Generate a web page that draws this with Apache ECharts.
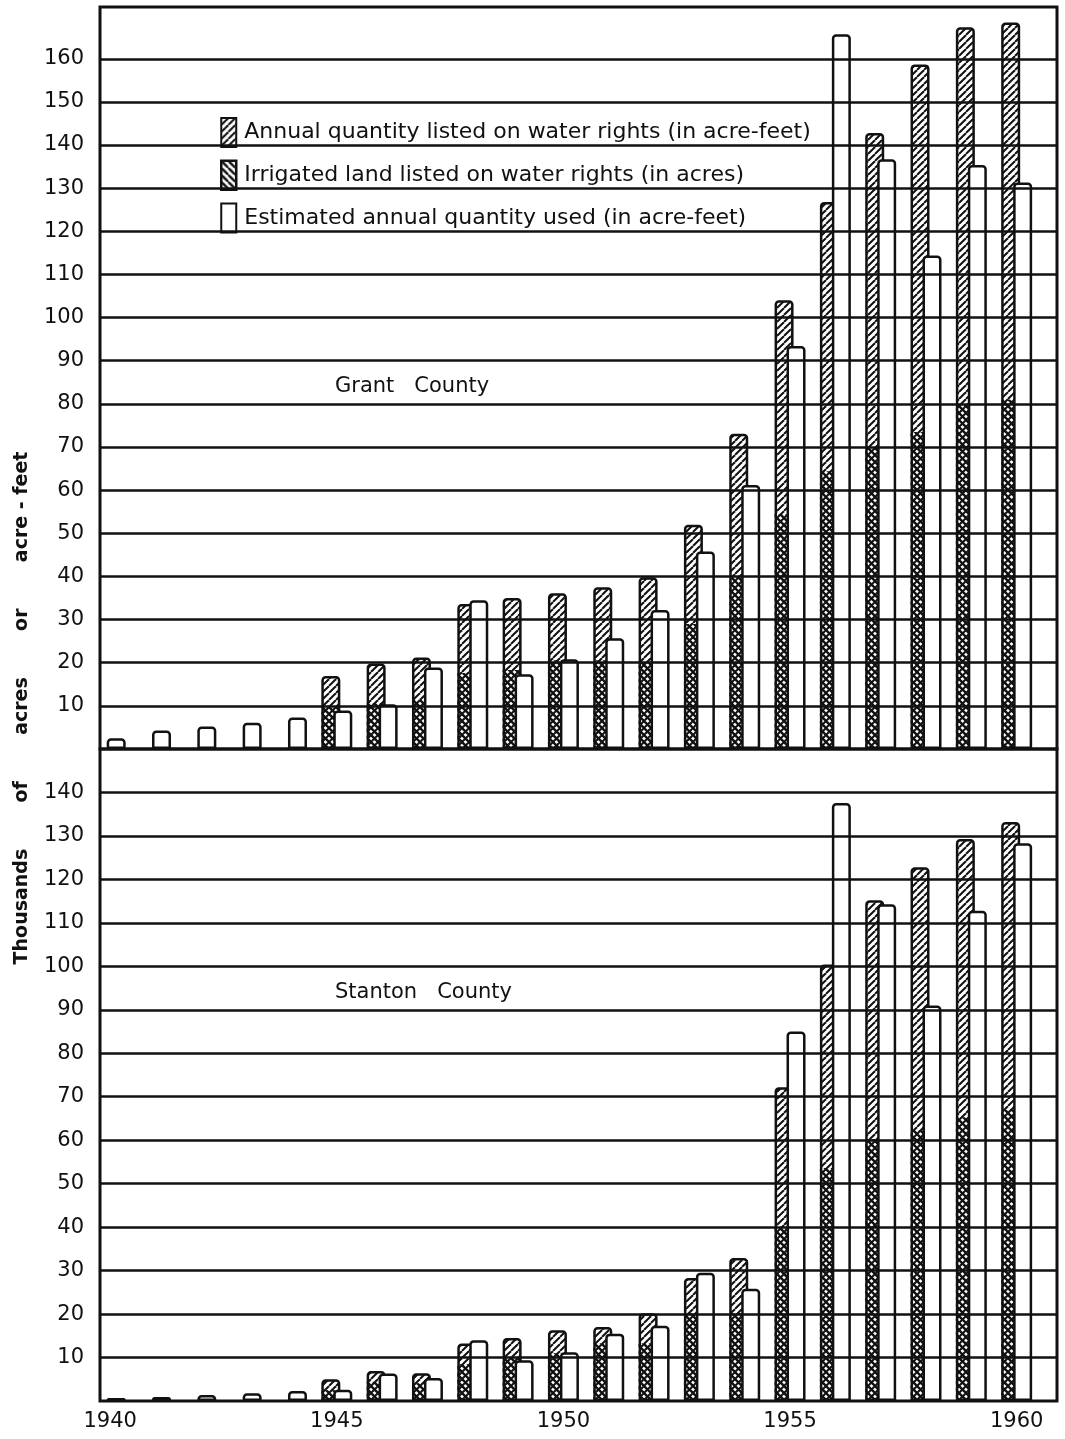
<!DOCTYPE html>
<html>
<head>
<meta charset="utf-8">
<script src="https://cdn.jsdelivr.net/npm/echarts@6/dist/echarts.min.js"></script>
<style>
  html, body { margin: 0; padding: 0; background: #fff; }
  #chart { width: 1065px; height: 1439px; }
</style>
</head>
<body>
<div id="chart"></div>
<script>
// years on the x axis
const years = [1940, 1941, 1942, 1943, 1944, 1945, 1946, 1947, 1948, 1949, 1950,
               1951, 1952, 1953, 1954, 1955, 1956, 1957, 1958, 1959, 1960];
const yearLabels = [1940, 1945, 1950, 1955, 1960];

// Grant County (thousands)
const grantListed = [null, null, null, null, null, 16.9, 19.8, 21.2, 33.6, 35.0, 36.1,
                     37.5, 39.8, 52.0, 73.1, 104.0, 126.8, 142.8, 158.7, 167.3, 168.4];
const grantIrrigated = [null, null, null, null, null, 9.8, 10.6, 11.4, 17.6, 18.3, 20.6,
                        20.6, 20.0, 29.0, 40.0, 54.5, 64.4, 70.0, 73.5, 80.0, 81.0];
const grantUsed = [2.5, 4.3, 5.2, 6.1, 7.3, 8.9, 10.4, 18.9, 34.5, 17.3, 20.8,
                   25.7, 32.2, 45.8, 61.2, 93.4, 165.7, 136.7, 114.4, 135.4, 131.3];

// Stanton County (thousands)
const stantonListed = [null, null, null, null, null, 5.0, 6.9, 6.4, 13.2, 14.5, 16.3,
                       17.0, 20.2, 28.3, 32.9, 72.2, 100.4, 115.2, 122.8, 129.3, 133.2];
const stantonIrrigated = [null, null, null, null, null, 2.5, 4.4, 4.1, 8.5, 10.0, 11.0,
                          13.3, 13.3, 20.2, 20.2, 40.0, 53.6, 60.3, 62.3, 65.3, 67.0];
const stantonUsed = [0.7, 0.9, 1.4, 1.8, 2.3, 2.6, 6.3, 5.3, 14.0, 9.4, 11.2,
                     15.5, 17.3, 29.5, 25.8, 85.0, 137.6, 114.3, 91.0, 112.8, 128.3];

// y tick labels / grid lines
const grantTicks = [10, 20, 30, 40, 50, 60, 70, 80, 90, 100, 110, 120, 130, 140, 150, 160];
const stantonTicks = [10, 20, 30, 40, 50, 60, 70, 80, 90, 100, 110, 120, 130, 140];

const N_LISTED = 'Annual quantity listed on water rights (in acre-feet)';
const N_IRR = 'Irrigated land listed on water rights (in acres)';
const N_USED = 'Estimated annual quantity used (in acre-feet)';

const INK = '#111';
const FONT = '"DejaVu Sans", sans-serif';

function hatch(dir, lw, bg) {
  const s = 7;
  const c = document.createElement('canvas');
  c.width = s; c.height = s;
  const g = c.getContext('2d');
  if (bg) { g.fillStyle = bg; g.fillRect(0, 0, s, s); }
  g.strokeStyle = INK;
  g.lineWidth = lw;
  for (let k = -1; k <= 1; k++) {
    g.beginPath();
    if (dir === '/') { g.moveTo(k * s, s); g.lineTo(k * s + s, 0); }
    else { g.moveTo(k * s, 0); g.lineTo(k * s + s, s); }
    g.stroke();
  }
  return { image: c, repeat: 'repeat' };
}
const fwdHatch = hatch('/', 2, '#fff');
const backHatch = hatch('\\', 2.4, null);

function pairs(arr) {
  const out = [];
  years.forEach((y, i) => { if (arr[i] != null) out.push([y, arr[i]]); });
  return out;
}

const BW = 19, GAP = '-37%';

function panel(gi, listed, irrigated, used, ticks) {
  return [
    { name: N_LISTED, type: 'bar', xAxisIndex: gi * 2, yAxisIndex: gi, z: 2,
      barWidth: BW, barGap: GAP, data: pairs(listed),
      itemStyle: { color: fwdHatch, borderColor: INK, borderWidth: 2.5, borderRadius: [3, 3, 0, 0] } },
    { name: N_IRR, type: 'bar', xAxisIndex: gi * 2 + 1, yAxisIndex: gi, z: 3,
      barWidth: BW, barGap: GAP, data: pairs(irrigated),
      itemStyle: { color: backHatch, borderWidth: 0 } },
    // empty bar that only holds the right-hand slot on the overlay axis
    { name: 'slot', type: 'bar', xAxisIndex: gi * 2 + 1, yAxisIndex: gi,
      barWidth: BW, barGap: GAP, data: [] },
    { name: N_USED, type: 'bar', xAxisIndex: gi * 2, yAxisIndex: gi, z: 4,
      barWidth: BW, barGap: GAP, data: pairs(used),
      itemStyle: { color: '#fff', borderColor: INK, borderWidth: 2.5, borderRadius: [3, 3, 0, 0] },
      markLine: {
        silent: true, z: 10, animation: false, symbol: ['none', 'none'],
        label: { show: false }, emphasis: { disabled: true },
        lineStyle: { color: INK, width: 2.5, type: 'solid' },
        data: ticks.map(v => ({ yAxis: v }))
      } }
  ];
}

const X_MIN = 1939.775, X_MAX = 1960.89;

function xAx(gi, showLabels) {
  return {
    type: 'value', gridIndex: gi, min: X_MIN, max: X_MAX,
    axisLine: { show: false }, axisTick: { show: false }, splitLine: { show: false },
    axisLabel: showLabels ? {
      show: true, customValues: yearLabels, formatter: v => String(v),
      fontSize: 21, color: INK, fontFamily: FONT, margin: 10
    } : { show: false }
  };
}

function yAx(gi, max, ticks) {
  return {
    type: 'value', gridIndex: gi, min: 0, max: max, interval: 10,
    axisLine: { show: false }, axisTick: { show: false }, splitLine: { show: false },
    axisLabel: { customValues: ticks, fontSize: 21, color: INK, fontFamily: FONT, margin: 16 }
  };
}

const chart = echarts.init(document.getElementById('chart'), null, { renderer: 'canvas' });
chart.setOption({
  animation: false,
  backgroundColor: '#fff',
  title: [
    { text: 'Grant   County', left: 330, top: 371,
      textStyle: { fontSize: 21, fontWeight: 'normal', color: INK, fontFamily: FONT } },
    { text: 'Stanton   County', left: 330, top: 977,
      textStyle: { fontSize: 21, fontWeight: 'normal', color: INK, fontFamily: FONT } }
  ],
  legend: {
    orient: 'vertical', left: 215, top: 112, itemWidth: 15, itemHeight: 29, itemGap: 11.5,
    selectedMode: false, icon: 'rect',
    textStyle: { fontSize: 22, color: INK, fontFamily: FONT, padding: [0, 0, 0, 3] },
    data: [
      { name: N_LISTED },
      { name: N_IRR, itemStyle: { borderColor: INK, borderWidth: 2.5 } },
      { name: N_USED }
    ]
  },
  grid: [
    { left: 100, top: 7, width: 957, height: 742, show: true, borderColor: INK, borderWidth: 3 },
    { left: 100, top: 749, width: 957, height: 652, show: true, borderColor: INK, borderWidth: 3 }
  ],
  xAxis: [xAx(0, false), xAx(0, false), xAx(1, true), xAx(1, false)],
  yAxis: [yAx(0, 172, grantTicks), yAx(1, 150, stantonTicks)],
  graphic: [{
    type: 'text', x: 22, y: 708, rotation: Math.PI / 2,
    style: {
      text: 'Thousands       of       acres       or       acre - feet',
      font: 'bold 19px "DejaVu Sans", sans-serif', fill: INK,
      align: 'center', verticalAlign: 'middle'
    }
  }],
  series: [
    ...panel(0, grantListed, grantIrrigated, grantUsed, grantTicks),
    ...panel(1, stantonListed, stantonIrrigated, stantonUsed, stantonTicks)
  ]
});
</script>
</body>
</html>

Given problem. Select every line of the material above holding the word "that" and copy it.

Problem solution.
Generate a web page that draws this with Apache ECharts.
    // empty bar that only holds the right-hand slot on the overlay axis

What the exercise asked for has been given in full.